• **The task**
All entries are to be quoted exactly; the images stay out of the copy.

• **Records shown**
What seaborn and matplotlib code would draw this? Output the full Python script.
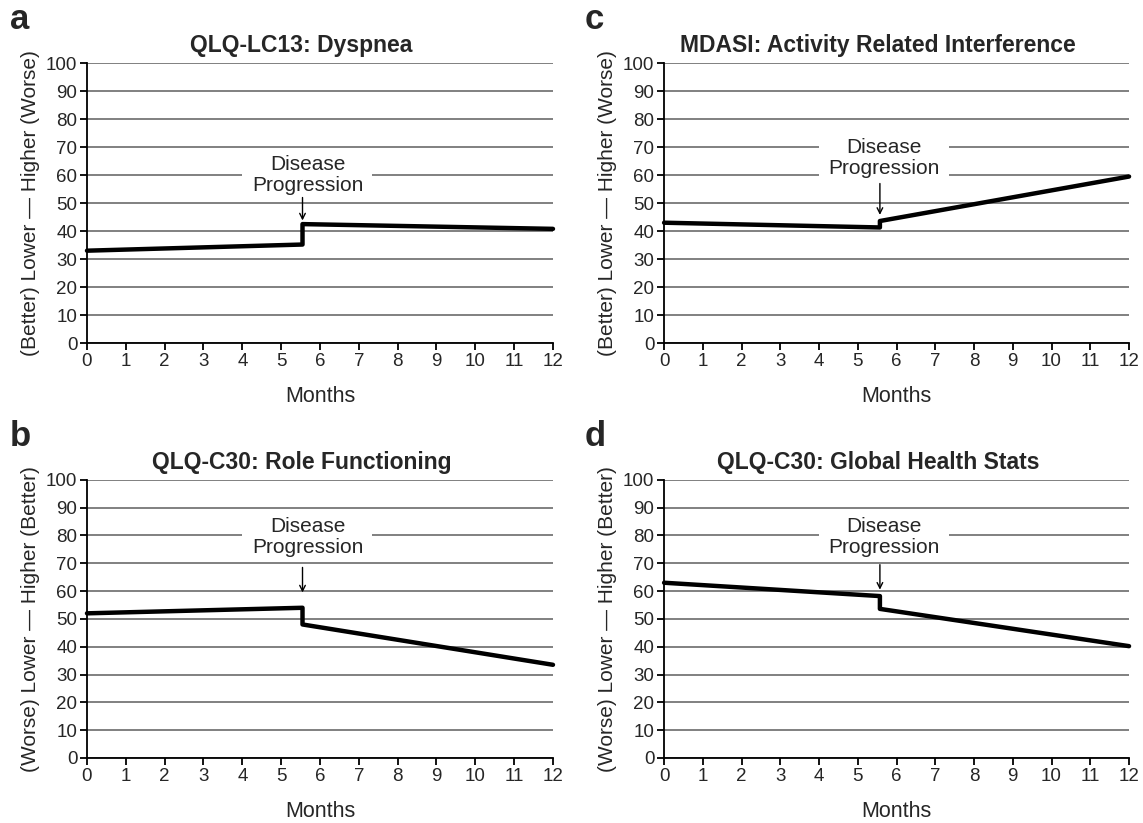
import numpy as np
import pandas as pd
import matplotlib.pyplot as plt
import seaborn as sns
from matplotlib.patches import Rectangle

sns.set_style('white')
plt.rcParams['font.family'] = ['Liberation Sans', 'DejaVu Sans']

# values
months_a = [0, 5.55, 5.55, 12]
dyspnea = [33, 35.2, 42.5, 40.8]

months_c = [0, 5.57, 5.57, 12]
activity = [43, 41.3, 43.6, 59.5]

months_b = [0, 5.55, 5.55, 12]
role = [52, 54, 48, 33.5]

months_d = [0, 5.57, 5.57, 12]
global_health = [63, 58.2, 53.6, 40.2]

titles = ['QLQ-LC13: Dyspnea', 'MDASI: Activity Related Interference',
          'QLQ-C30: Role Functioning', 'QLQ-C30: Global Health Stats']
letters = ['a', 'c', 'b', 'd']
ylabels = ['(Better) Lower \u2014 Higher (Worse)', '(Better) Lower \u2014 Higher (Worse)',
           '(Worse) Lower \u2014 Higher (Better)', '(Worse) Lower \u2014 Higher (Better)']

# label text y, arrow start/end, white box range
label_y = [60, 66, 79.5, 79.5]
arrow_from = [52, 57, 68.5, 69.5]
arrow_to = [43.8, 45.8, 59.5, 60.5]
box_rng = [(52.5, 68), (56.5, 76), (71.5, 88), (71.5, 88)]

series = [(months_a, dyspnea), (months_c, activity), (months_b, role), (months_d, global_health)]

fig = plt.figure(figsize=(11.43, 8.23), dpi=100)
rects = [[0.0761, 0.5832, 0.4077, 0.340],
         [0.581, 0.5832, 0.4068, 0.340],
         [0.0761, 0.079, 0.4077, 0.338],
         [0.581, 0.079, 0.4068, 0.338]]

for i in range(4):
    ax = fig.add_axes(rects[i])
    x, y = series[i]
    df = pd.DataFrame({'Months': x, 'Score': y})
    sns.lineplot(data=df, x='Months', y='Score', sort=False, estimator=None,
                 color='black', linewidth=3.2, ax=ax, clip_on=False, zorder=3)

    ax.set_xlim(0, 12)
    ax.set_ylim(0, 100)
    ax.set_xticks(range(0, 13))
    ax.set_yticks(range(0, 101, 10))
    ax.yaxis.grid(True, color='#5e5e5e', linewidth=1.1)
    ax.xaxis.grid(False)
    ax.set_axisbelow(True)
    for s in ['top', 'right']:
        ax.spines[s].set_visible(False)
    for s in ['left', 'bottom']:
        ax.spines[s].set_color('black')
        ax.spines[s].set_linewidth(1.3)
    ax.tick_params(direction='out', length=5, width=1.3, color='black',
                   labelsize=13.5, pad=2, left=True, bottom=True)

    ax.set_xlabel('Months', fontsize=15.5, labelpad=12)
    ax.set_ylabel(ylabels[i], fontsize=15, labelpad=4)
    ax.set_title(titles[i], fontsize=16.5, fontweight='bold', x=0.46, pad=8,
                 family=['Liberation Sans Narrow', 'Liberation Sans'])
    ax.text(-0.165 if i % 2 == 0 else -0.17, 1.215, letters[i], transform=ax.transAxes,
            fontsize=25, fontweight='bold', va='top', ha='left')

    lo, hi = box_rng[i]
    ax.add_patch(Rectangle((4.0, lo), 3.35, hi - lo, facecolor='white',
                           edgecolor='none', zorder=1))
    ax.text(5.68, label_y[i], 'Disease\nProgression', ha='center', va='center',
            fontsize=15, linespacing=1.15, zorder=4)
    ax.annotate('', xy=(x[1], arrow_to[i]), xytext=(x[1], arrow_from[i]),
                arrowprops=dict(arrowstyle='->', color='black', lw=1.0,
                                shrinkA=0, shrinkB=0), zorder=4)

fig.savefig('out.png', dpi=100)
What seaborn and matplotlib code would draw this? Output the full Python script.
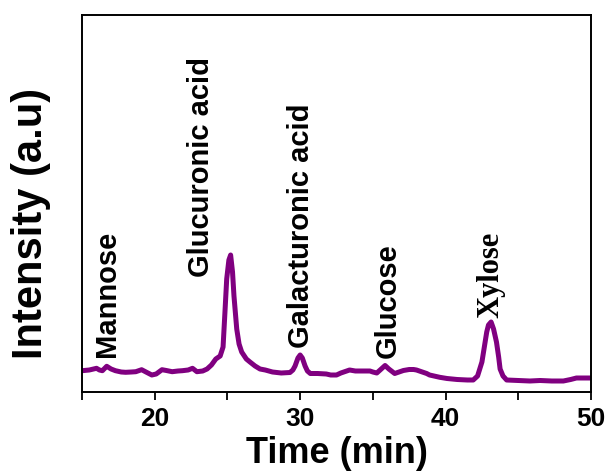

• **Answer for the task**
What seaborn and matplotlib code would draw this? Output the full Python script.
import numpy as np
import pandas as pd
import matplotlib.pyplot as plt
import seaborn as sns
from matplotlib.patches import Rectangle

sns.set_style('white')
plt.rcParams['font.family'] = ['Liberation Sans', 'DejaVu Sans']

# values
months_a = [0, 5.55, 5.55, 12]
dyspnea = [33, 35.2, 42.5, 40.8]

months_c = [0, 5.57, 5.57, 12]
activity = [43, 41.3, 43.6, 59.5]

months_b = [0, 5.55, 5.55, 12]
role = [52, 54, 48, 33.5]

months_d = [0, 5.57, 5.57, 12]
global_health = [63, 58.2, 53.6, 40.2]

titles = ['QLQ-LC13: Dyspnea', 'MDASI: Activity Related Interference',
          'QLQ-C30: Role Functioning', 'QLQ-C30: Global Health Stats']
letters = ['a', 'c', 'b', 'd']
ylabels = ['(Better) Lower \u2014 Higher (Worse)', '(Better) Lower \u2014 Higher (Worse)',
           '(Worse) Lower \u2014 Higher (Better)', '(Worse) Lower \u2014 Higher (Better)']

# label text y, arrow start/end, white box range
label_y = [60, 66, 79.5, 79.5]
arrow_from = [52, 57, 68.5, 69.5]
arrow_to = [43.8, 45.8, 59.5, 60.5]
box_rng = [(52.5, 68), (56.5, 76), (71.5, 88), (71.5, 88)]

series = [(months_a, dyspnea), (months_c, activity), (months_b, role), (months_d, global_health)]

fig = plt.figure(figsize=(11.43, 8.23), dpi=100)
rects = [[0.0761, 0.5832, 0.4077, 0.340],
         [0.581, 0.5832, 0.4068, 0.340],
         [0.0761, 0.079, 0.4077, 0.338],
         [0.581, 0.079, 0.4068, 0.338]]

for i in range(4):
    ax = fig.add_axes(rects[i])
    x, y = series[i]
    df = pd.DataFrame({'Months': x, 'Score': y})
    sns.lineplot(data=df, x='Months', y='Score', sort=False, estimator=None,
                 color='black', linewidth=3.2, ax=ax, clip_on=False, zorder=3)

    ax.set_xlim(0, 12)
    ax.set_ylim(0, 100)
    ax.set_xticks(range(0, 13))
    ax.set_yticks(range(0, 101, 10))
    ax.yaxis.grid(True, color='#5e5e5e', linewidth=1.1)
    ax.xaxis.grid(False)
    ax.set_axisbelow(True)
    for s in ['top', 'right']:
        ax.spines[s].set_visible(False)
    for s in ['left', 'bottom']:
        ax.spines[s].set_color('black')
        ax.spines[s].set_linewidth(1.3)
    ax.tick_params(direction='out', length=5, width=1.3, color='black',
                   labelsize=13.5, pad=2, left=True, bottom=True)

    ax.set_xlabel('Months', fontsize=15.5, labelpad=12)
    ax.set_ylabel(ylabels[i], fontsize=15, labelpad=4)
    ax.set_title(titles[i], fontsize=16.5, fontweight='bold', x=0.46, pad=8,
                 family=['Liberation Sans Narrow', 'Liberation Sans'])
    ax.text(-0.165 if i % 2 == 0 else -0.17, 1.215, letters[i], transform=ax.transAxes,
            fontsize=25, fontweight='bold', va='top', ha='left')

    lo, hi = box_rng[i]
    ax.add_patch(Rectangle((4.0, lo), 3.35, hi - lo, facecolor='white',
                           edgecolor='none', zorder=1))
    ax.text(5.68, label_y[i], 'Disease\nProgression', ha='center', va='center',
            fontsize=15, linespacing=1.15, zorder=4)
    ax.annotate('', xy=(x[1], arrow_to[i]), xytext=(x[1], arrow_from[i]),
                arrowprops=dict(arrowstyle='->', color='black', lw=1.0,
                                shrinkA=0, shrinkB=0), zorder=4)

fig.savefig('out.png', dpi=100)
What seaborn and matplotlib code would draw this? Output the full Python script.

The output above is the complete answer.